The power to hold real and personal estate shall include the power to take same
devise or bequest in the State of Nevada, or in any other state, territory or
country.

      (G) Shall have power to appoint such officers and agents as the affairs of
the Corporation shall require, and to allow them suitable compensation.

      (H) Shall have power to make By-Laws not inconsistent with the
constitution or laws of the United States, or of the State of Nevada, for the
management, regulation and government of its affairs and property, the transfer
of its stock, the transaction of its business, and the calling and holding of
meetings of its shareholders.

      (I) Shall have power to wind up and dissolve itself, or be wound up or
dissolved.

      (J) Shall have power to adopt and use a common seal or stamp, and alter
the same at pleasure. The use of the seal or stamp by the Corporation on any
corporate documents is not necessary. The Corporation may use a seal or stamp,
if it desires, but such use or nonuse shall not in any way affect the legality
of the document.

      (K) Shall have power to borrow money and contract debts when necessary for
the transaction of its business, or for the exercise of its corporate rights,
privileges or franchises, or any other lawful purpose of its incorporation: to
issue bonds, promissory notes, bills of exchange, debentures and other
obligations and evidences of indebtedness, payable at a specified time or times
or payable upon the happening of a specific event or events, whether secured by
mortgage, pledge or otherwise, or unsecured, for money borrowed, or in payment
for property purchased, or acquired, or for any other lawful object.

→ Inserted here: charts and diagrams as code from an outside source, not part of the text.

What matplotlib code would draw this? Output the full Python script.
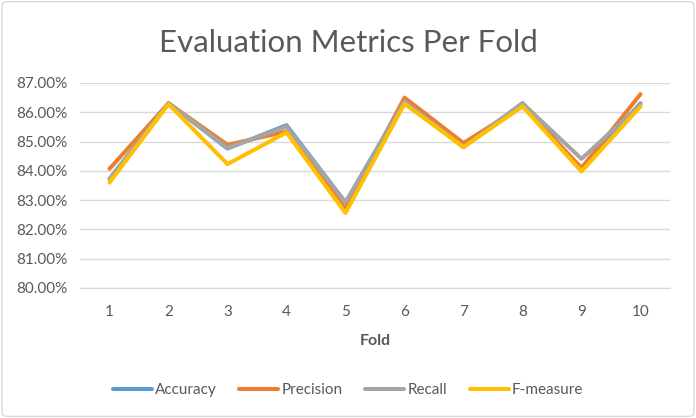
import matplotlib.pyplot as plt
from matplotlib.ticker import FuncFormatter
from matplotlib.patches import FancyBboxPatch

# Valores (%)
folds = [1, 2, 3, 4, 5, 6, 7, 8, 9, 10]
accuracy = [83.72, 86.31, 84.76, 85.56, 82.92, 86.37, 84.82, 86.31, 84.06, 86.31]
precision = [84.07, 86.31, 84.89, 85.34, 82.70, 86.50, 84.95, 86.22, 84.10, 86.62]
recall = [83.73, 86.31, 84.78, 85.51, 82.92, 86.37, 84.81, 86.31, 84.41, 86.26]
f_measure = [83.60, 86.28, 84.23, 85.31, 82.56, 86.29, 84.81, 86.20, 83.98, 86.20]

series = ['Accuracy', 'Precision', 'Recall', 'F-measure']
cores = ['#5B9BD5', '#ED7D31', '#A5A5A5', '#FFC000']

plt.rcParams['font.family'] = ['Lato', 'DejaVu Sans']
texto = '#595959'

fig = plt.figure(figsize=(6.96, 4.18), dpi=100)
fig.patches.append(FancyBboxPatch((0.003, 0.004), 0.994, 0.992, boxstyle='round,pad=0,rounding_size=0.008',
                                  transform=fig.transFigure, fill=False, edgecolor='#D9D9D9', linewidth=1))
ax = fig.add_axes([80 / 696, 1 - 288 / 418, 590 / 696, 205 / 418])

for nome, valores, cor in zip(series, [accuracy, precision, recall, f_measure], cores):
    ax.plot(folds, valores, color=cor, linewidth=2.9, label=nome, solid_joinstyle='round', solid_capstyle='round')

ax.set_xlim(0.5, 10.5)
ax.set_ylim(80, 87)
ax.set_yticks([80, 81, 82, 83, 84, 85, 86, 87])
ax.set_xticks(folds)
ax.yaxis.set_major_formatter(FuncFormatter(lambda v, pos: f'{v:.2f}%'))
ax.grid(axis='y', color='#D9D9D9', linewidth=1)
ax.set_axisbelow(True)
for s in ['top', 'right', 'left']:
    ax.spines[s].set_visible(False)
ax.spines['bottom'].set_color('#D9D9D9')
ax.tick_params(axis='y', length=0, colors=texto, labelsize=11, pad=9)
ax.tick_params(axis='x', length=0, colors=texto, labelsize=11, pad=12)

ax.set_xlabel('Fold', fontsize=11.5, fontweight='bold', color=texto, labelpad=11)
fig.text(0.5, 1 - 43 / 418, 'Evaluation Metrics Per Fold', ha='center', va='center', fontsize=22.5, color=texto)

fig.legend(loc='center', bbox_to_anchor=(0.5, 1 - 390 / 418), ncol=4, frameon=False,
           fontsize=11, labelcolor=texto, handlelength=2.55, handletextpad=0.2, columnspacing=1.5)

fig.savefig('out.png', dpi=100)
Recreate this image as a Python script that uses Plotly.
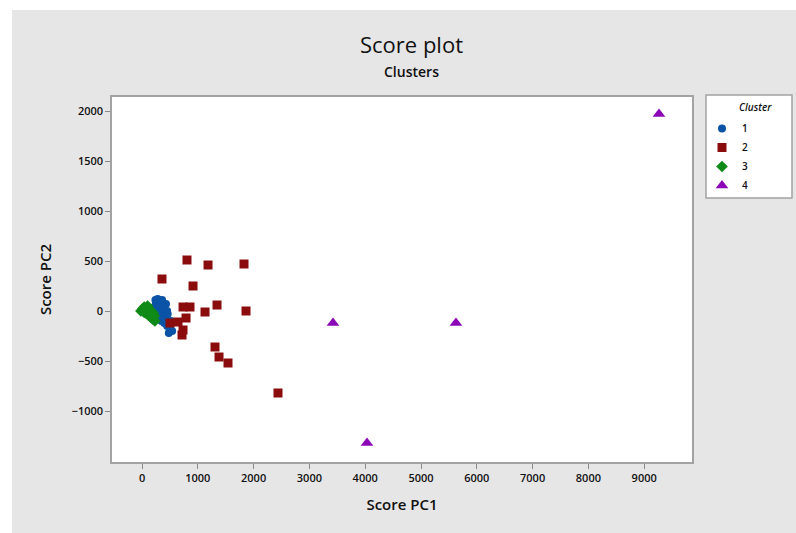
import plotly.graph_objects as go

# Principal-component scores for each cluster
c1_pc1 = [250, 300, 220, 350, 280, 400, 450, 320, 380, 420, 260, 300, 350, 400, 450, 500, 540, 480, 240, 280, 330, 460, 380, 300, 520, 430, 360]
c1_pc2 = [80, 60, 40, 50, 20, 30, 0, -10, -40, -60, -20, -80, -100, -120, -150, -170, -200, -220, 110, 120, 90, -30, 10, -50, -100, 70, 110]

c2_pc1 = [806, 1183, 1828, 358, 914, 735, 860, 1344, 1129, 1864, 502, 645, 789, 717, 735, 1308, 1380, 1541, 2437]
c2_pc2 = [510, 460, 470, 320, 250, 40, 40, 60, -10, 0, -120, -110, -70, -240, -190, -360, -460, -520, -820]

c3_pc1 = [-20, 10, 40, 80, 120, 160, 200, 110, 150, 190, 230, 60, 30, 100, 220]
c3_pc2 = [0, 20, 40, 30, 10, 0, -20, -40, -60, -80, -100, -20, -10, 50, -50]

c4_pc1 = [3423, 5627, 4032, 9265]
c4_pc2 = [-120, -120, -1320, 1970]

clusters = [
    ("1", c1_pc1, c1_pc2, "circle", "#0b53a6", 8),
    ("2", c2_pc1, c2_pc2, "square", "#8a0c0c", 9),
    ("3", c3_pc1, c3_pc2, "diamond", "#0f8a17", 9),
    ("4", c4_pc1, c4_pc2, "triangle-up", "#8a06b6", 11),
]

x_ticks = [0, 1000, 2000, 3000, 4000, 5000, 6000, 7000, 8000, 9000]
y_ticks = [-1000, -500, 0, 500, 1000, 1500, 2000]

fig = go.Figure()
for name, xs, ys, sym, col, sz in clusters:
    fig.add_trace(go.Scatter(
        x=xs, y=ys, mode="markers", name=name,
        marker=dict(symbol=sym, color=col, size=sz, line=dict(width=0)),
    ))

W, H = 796, 533
L, R, T, B = 112, 104, 97, 71
pw, ph = W - L - R, H - T - B

def px_x(p):
    return (p - L) / pw

def px_y(p):
    return (H - B - p) / ph

FONT = "Open Sans"
INK = "#111111"
tick_font = dict(family=FONT, size=11, color=INK, weight=600)
axis_common = dict(
    showgrid=False, zeroline=False, showline=True, mirror=True,
    linecolor="#a3a3a3", linewidth=1.5, ticks="outside", ticklen=5,
    tickcolor="#8a8a8a", tickwidth=1, tickfont=tick_font,
)

fig.update_layout(
    width=W, height=H,
    margin=dict(l=L, r=R, t=T, b=B),
    paper_bgcolor="#e6e6e6", plot_bgcolor="white",
    xaxis=dict(range=[-538, 9857], tickvals=x_ticks, **axis_common,
               title=dict(text="Score PC1", font=dict(family=FONT, size=15, color=INK, weight=600), standoff=16)),
    yaxis=dict(range=[-1510, 2140], tickvals=y_ticks, **axis_common,
               title=dict(text="Score PC2", font=dict(family=FONT, size=15, color=INK, weight=600), standoff=16)),
    legend=dict(
        x=px_x(702), y=px_y(114), xanchor="left", yanchor="top",
        bgcolor="rgba(0,0,0,0)", borderwidth=0,
        font=dict(family=FONT, size=10, color=INK, weight=600),
        itemwidth=30, tracegroupgap=0,
    ),
    showlegend=True,
    shapes=[
        dict(type="rect", xref="paper", yref="paper", x0=px_x(0), x1=px_x(W), y0=px_y(0), y1=px_y(10),
             fillcolor="white", line=dict(width=0), layer="below"),
        dict(type="rect", xref="paper", yref="paper", x0=px_x(0), x1=px_x(12), y0=px_y(0), y1=px_y(H),
             fillcolor="white", line=dict(width=0), layer="below"),
        # legend frame
        dict(type="rect", xref="paper", yref="paper", x0=px_x(706), x1=px_x(792), y0=px_y(198), y1=px_y(95),
             fillcolor="white", line=dict(color="#a3a3a3", width=1.5), layer="below"),
    ],
    annotations=[
        dict(text="Score plot", xref="paper", yref="paper", x=px_x(411), y=px_y(44),
             xanchor="center", yanchor="middle",
             showarrow=False, font=dict(family=FONT, size=22, color=INK)),
        dict(text="Clusters", xref="paper", yref="paper", x=px_x(411), y=px_y(72),
             xanchor="center", yanchor="middle",
             showarrow=False, font=dict(family=FONT, size=14, color=INK, weight=600)),
        dict(text="<i>Cluster</i>", xref="paper", yref="paper", x=px_x(737), y=px_y(107),
             xanchor="left", yanchor="middle",
             showarrow=False, font=dict(family=FONT, size=10, color=INK, weight=600)),
    ],
)

fig.write_html("out.html")
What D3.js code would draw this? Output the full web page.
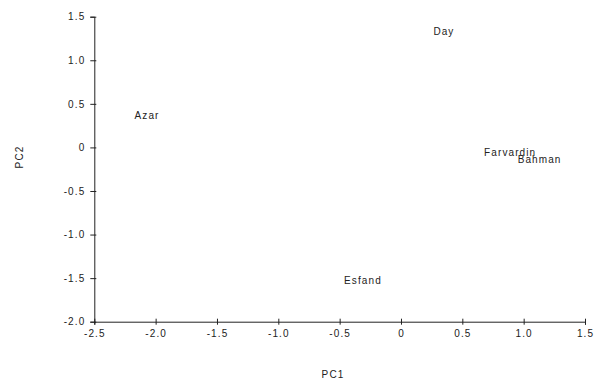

      (L) Shall have power to guarantee, purchase, hold, sell, assign, transfer,
mortgage, pledge or otherwise dispose of the shares of the capital stock of, or
any bonds, securities or evidences of the indebtedness created by, any other
corporation or corporations of the State of Nevada, or any other state or
government, and while owners of such stock, bonds, securities or evidences of
indebtedness, to exercise all the rights, powers and privileges of ownership,
including the right to vote, if any.

      (M) Shall have power to purchase, hold, sell and transfer shares of its
capital stock, and use therefore its capital, capital surplus, surplus, or other
property or fund.

      (N) Shall have power to conduct business, have one or more offices, and
hold, purchase, mortgage and convey real and personal property in the State of
Nevada, and in any other of the several states, territories, possessions and
dependencies of the United States, the District of Columbia, and any foreign
countries.



      (O) Shall have power to do all and everything necessary and proper for the
accomplishment of the objects enumerated in its certificate or Articles of
Incorporation, or any amendment thereof, or necessary or incidental to the
protection and benefit of the Corporation and in general, to carry on any lawful
business necessary or incidental to the attainment of the objects of the
Corporation, whether or not such business is similar in nature to the objects
set forth in the certificate or Articles of Incorporation of the Corporation, or
any amendment thereof.

      (P) Shall have power to make donations for the public welfare or for
charitable, scientific or educational purposes.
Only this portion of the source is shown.